At last we got word. On the same day, I received e-mails from Bill Slease, Director of URU Online Content for Cyan Worlds and from Katherine Postma, URU Community Manager for UbiSoft. Both of these prestigious personages wrote to tell me that they had just read the first part of this series of articles, that they had thoroughly enjoyed the piece, that they considered it quite fair in my assessment of both the game’s strengths and weaknesses (with one exception… I’ll get to that), and that they were eagerly awaiting the next chapter. So eagerly, in fact, that they offered to “slip me in” immediately instead of making me continue to wait for my place in the admission queue. I, of course, was delighted, and assured the duo that I would take care of correcting the one error I had made in Chapter One.

So here it is: You may recall, Constant Reader, that I mentioned a particular puzzle that struck us as completely illogical involving a cavern with seven pressure plates on the floor and a map that, once deciphered, appeared to give clues as to how to open the locked gates that prevented exit from the cavern. Our experience was that the actual solution had nothing to do with the clues on the map. It turns out that the deciphered map is supposed to be combined with a second piece of information that is not readily visible except from one particular spot. We failed to see the second half of the clue and therefore stumbled upon the solution by trial-and-error. The solution only appeared to be unrelated to the clues on the map. There was, in fact, a “logical” way to derive the solution.

With that taken care of, back to my URU adventures.

So we get our approval and rush to login to URU Live. The initial login screen gives you the option of either creating a new character or importing the progress of one of your single-player characters. You may only possess a single character at a time in URU Live; after the first time you play, if you want to play a new or different character you must first delete the previous one. We chose to continue playing the redheaded Mystic Rainbow from our offline game. We clicked the final “Play” button and sat back, waiting to be dazzled…. and waited…. and waited. We sat through over three minutes of game loading. To be fair, there is an option on your login screen that gives you the choice of updating all Ages when you startup or updating each Age as you link into it. We had chosen the former option, deciding that we’d rather have a longer wait at the beginning and shorter waits during gameplay. Those of you who have played the single-player version of URU know how frustrating the long load times between Ages are, and we were hoping to trim those down some. We also discovered that the startup load time is quite a bit shorter if you are using a returning character than it is the first time you import/create one. But still, three minutes? Anyway, we clicked through our brightness adjustment screen and sat a-tremble, prepared to be astonished by the sights we had been so eagerly anticipating…..

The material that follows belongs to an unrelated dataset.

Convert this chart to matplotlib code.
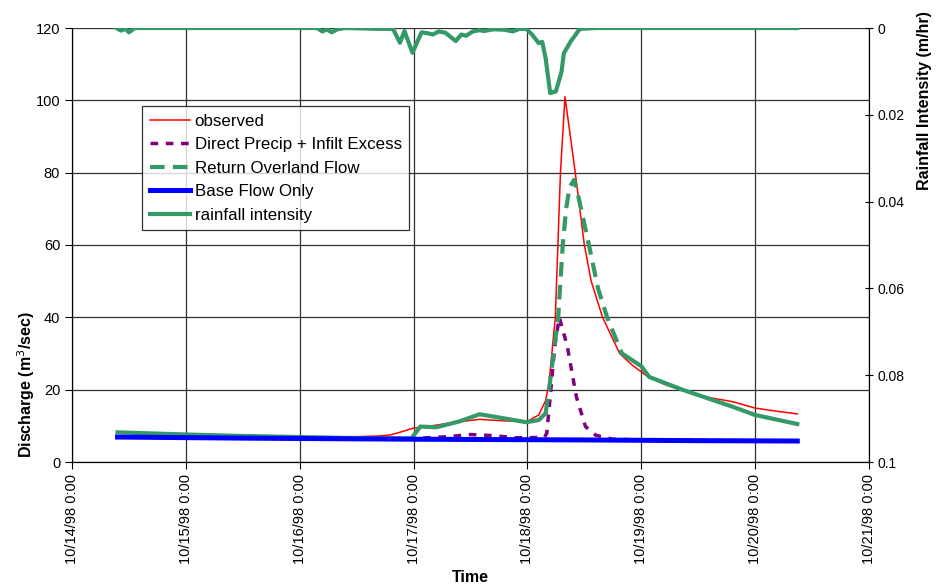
import numpy as np
import matplotlib
matplotlib.use("Agg")
import matplotlib.pyplot as plt

plt.rcParams['font.family'] = ['Liberation Sans', 'DejaVu Sans']

# time in days since 10/14/98 0:00
day_labels = ['10/14/98 0:00', '10/15/98 0:00', '10/16/98 0:00', '10/17/98 0:00',
              '10/18/98 0:00', '10/19/98 0:00', '10/20/98 0:00', '10/21/98 0:00']

obs_t = [0.40, 1.0, 2.0, 2.5, 2.7, 2.8, 2.9, 3.0, 3.1, 3.3, 3.58, 3.78, 3.99, 4.1, 4.16,
         4.19, 4.245, 4.29, 4.33, 4.42, 4.5, 4.56, 4.66, 4.81, 4.92, 5.04, 5.2, 5.36,
         5.6, 5.8, 6.0, 6.2, 6.37]
obs_q = [7.0, 7.0, 6.9, 7.0, 7.2, 7.5, 8.4, 9.4, 9.7, 10.7, 11.8, 11.4, 11.1, 13.0, 17.0,
         22.0, 40.0, 80.0, 101.0, 80.0, 60.0, 50.0, 40.0, 30.0, 26.8, 24.0, 21.5, 19.8,
         17.8, 16.7, 14.9, 14.0, 13.3]

dp_t = [0.40, 3.0, 3.3, 3.5, 3.7, 3.9, 4.15, 4.17, 4.2, 4.24, 4.28, 4.35, 4.43, 4.51,
        4.6, 4.75, 5.0, 6.37]
dp_q = [7.0, 6.5, 7.0, 7.6, 7.3, 6.7, 6.8, 8.0, 18.0, 32.0, 40.0, 32.0, 18.0, 9.8,
        7.4, 6.3, 6.1, 5.8]

ro_t = [0.40, 1.0, 1.5, 2.0, 2.5, 2.98, 3.06, 3.2, 3.4, 3.58, 3.75, 3.99, 4.1, 4.16,
        4.19, 4.27, 4.31, 4.34, 4.37, 4.41, 4.45, 4.54, 4.62, 4.70, 4.83, 5.0, 5.07,
        5.36, 5.8, 6.0, 6.37]
ro_q = [8.2, 7.6, 7.2, 6.9, 6.6, 6.5, 9.8, 9.6, 11.2, 13.2, 12.3, 11.0, 11.6, 13.5,
        20.0, 40.0, 60.0, 70.0, 76.0, 78.0, 73.0, 60.0, 48.0, 40.0, 30.0, 26.5, 23.5,
        20.0, 15.3, 13.0, 10.5]

bf_t = [0.40, 1.5, 3.0, 4.5, 5.5, 6.37]
bf_q = [6.9, 6.6, 6.3, 6.1, 5.9, 5.8]

rain_t = [0.39, 0.43, 0.47, 0.50, 0.55, 2.15, 2.2, 2.24, 2.28, 2.33, 2.4, 2.7, 2.82,
          2.88, 2.92, 2.99, 3.07, 3.12, 3.17, 3.22, 3.28, 3.37, 3.42, 3.46, 3.52, 3.58,
          3.62, 3.7, 3.8, 3.87, 3.93, 3.99, 4.04, 4.1, 4.13, 4.16, 4.2, 4.25, 4.30,
          4.32, 4.38, 4.46, 4.6, 6.37]
rain_i = [0, 0.0006, 0.0002, 0.001, 0, 0, 0.0008, 0.0003, 0.001, 0.0003, 0, 0.0002,
          0.0002, 0.0034, 0.0007, 0.0057, 0.001, 0.0012, 0.0015, 0.0008, 0.0011, 0.003,
          0.0015, 0.0018, 0.0008, 0.0005, 0.0007, 0.0003, 0.0004, 0.0008, 0.0002,
          0.0002, 0.0015, 0.0035, 0.0032, 0.007, 0.015, 0.0146, 0.010, 0.0058, 0.0031,
          0.0002, 0, 0]

green = '#339966'

fig = plt.figure(figsize=(9.47, 5.87), dpi=100)
ax = fig.add_axes([72/947, 1-462/587, (869-72)/947, (462-28)/587])

ax.plot(obs_t, obs_q, color='red', lw=1.1, zorder=3, label='observed')
ax.plot(dp_t, dp_q, color='#800080', lw=2.5, dashes=(2.2, 2.2), zorder=3,
        label='Direct Precip + Infilt Excess')

# return overland flow: dashes show only on the long steep segments
ro_t = np.array(ro_t)
ro_q = np.array(ro_q)
mid = (ro_t >= 4.16) & (ro_t <= 4.92)
ax.plot(ro_t[mid], ro_q[mid], color=green, lw=3, dashes=(3.5, 2), zorder=3,
        label='Return Overland Flow')
lo = ro_t <= 4.16
hi = ro_t >= 4.83
ax.plot(ro_t[lo], ro_q[lo], color=green, lw=3, zorder=3)
ax.plot(ro_t[hi], ro_q[hi], color=green, lw=3, zorder=3)

ax.plot(bf_t, bf_q, color='#0000ff', lw=3.6, zorder=4, label='Base Flow Only')

ax.set_xlim(0, 7)
ax.set_ylim(0, 120)
ax.set_xticks(range(8))
ax.set_xticklabels(day_labels, rotation=90, fontsize=10.5)
ax.set_yticks(range(0, 121, 20))
ax.tick_params(axis='y', labelsize=10.5, direction='out', length=5)
ax.tick_params(axis='x', direction='out', length=5)
ax.grid(True, color='#303030', lw=0.9)
ax.set_axisbelow(True)
ax.spines['top'].set_visible(False)

ax2 = ax.twinx()
ax2.plot(rain_t, rain_i, color=green, lw=3, zorder=3)
ax2.set_ylim(0.1, 0)
ax2.set_yticks([0, 0.02, 0.04, 0.06, 0.08, 0.1])
ax2.set_yticklabels(['0', '0.02', '0.04', '0.06', '0.08', '0.1'])
ax2.tick_params(axis='y', labelsize=10, direction='inout', length=6, pad=3)
ax2.spines['top'].set_visible(False)

handles, labels = ax.get_legend_handles_labels()
rain_handle = plt.Line2D([], [], color=green, lw=3)
handles.append(rain_handle)
labels.append('rainfall intensity')
leg = ax2.legend(handles, labels, loc='upper left', bbox_to_anchor=(0.088, 0.82),
                 borderaxespad=0, fontsize=12.2, frameon=True, fancybox=False,
                 handlelength=2.4, handletextpad=0.25, labelspacing=0.5,
                 borderpad=0.45)
leg.get_frame().set_edgecolor('black')
leg.get_frame().set_linewidth(0.9)

fig.text(26/947, 1-385/587, 'Discharge (m$^3$/sec)', rotation=90, ha='center',
         va='center', fontsize=11.5, fontweight='bold')
fig.text(470/947, 1-578/587, 'Time', ha='center', va='center', fontsize=11.5,
         fontweight='bold')
fig.text(924/947, 1-101/587, 'Rainfall Intensity (m/hr)', rotation=90, ha='center',
         va='center', fontsize=11.5, fontweight='bold')

fig.savefig('out.png', dpi=100)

….and got the avatar customization screen instead. It seems that while you can import a character’s progress from the single-player game, you can’t directly import their appearance. In fact, you may change your name or even gender during the login process. One positive aspect of avatar customization is that URU Live offers a much wider choice of clothing than the single-player version. The skin-tone palette, unfortunately, has not been improved. Anyway, we got Mystic Rainbow looking the way she used to and crossed our fingers. Surely this time we would be able to see the breathtaking world of URU Live. At the very least, we knew we would be finally linking to our Relto, from which we could link to and explore the wonders and mysteries of the great underground city that we had been recruited by the D’ni Restoration Council to help restore. We clasped hands and clicked the button to take us into actual gameplay…..

….and materialized in some stranger’s Relto. Nor were we alone. Some dozen or so other people were stuck there with us. And I mean stuck. If you missed the screenshots from the first chapter of my URU diaries, your Relto is your “hub,” a personal home and nexus from which you link to other Ages and to which you return whenever you “die.” It consists of an outdoor plateau and a hut which contains your wardrobe and a bookcase for your linking books. In this Relto, the door to the hut was closed and no amount of clicking or bashing would open it. (In fact, it turned out that nothing in this Age was clickable except the window shades.) We were stuck outside in the rain. It turned out that those who were stuck outside were the lucky ones. Yes, it was a soggy nightmare, populated by lots of confused people who had nothing to do but run around practicing jumping over each other. But if you used your own personal Relto book to link out of the Age or threw yourself over the edge of the plateau in frustration you merely reappeared inside the hut! No need to imagine the depression of being trapped in a tiny hit with eight total strangers; I took a screenshot to show you our first experience with URU Live.

 

This situation continued for almost two days. Every time we started the game, we appeared in some version of the same stranger’s Relto. Sometimes it was raining, sometimes sunny. In some versions a wooden deck overlooking the cloudy chasm that surrounds the plateau had appeared. Sometimes objects were clickable, other times not. Regardless, there was nothing to do here except talk to other likewise-stranded players, and no escape other than quitting the game.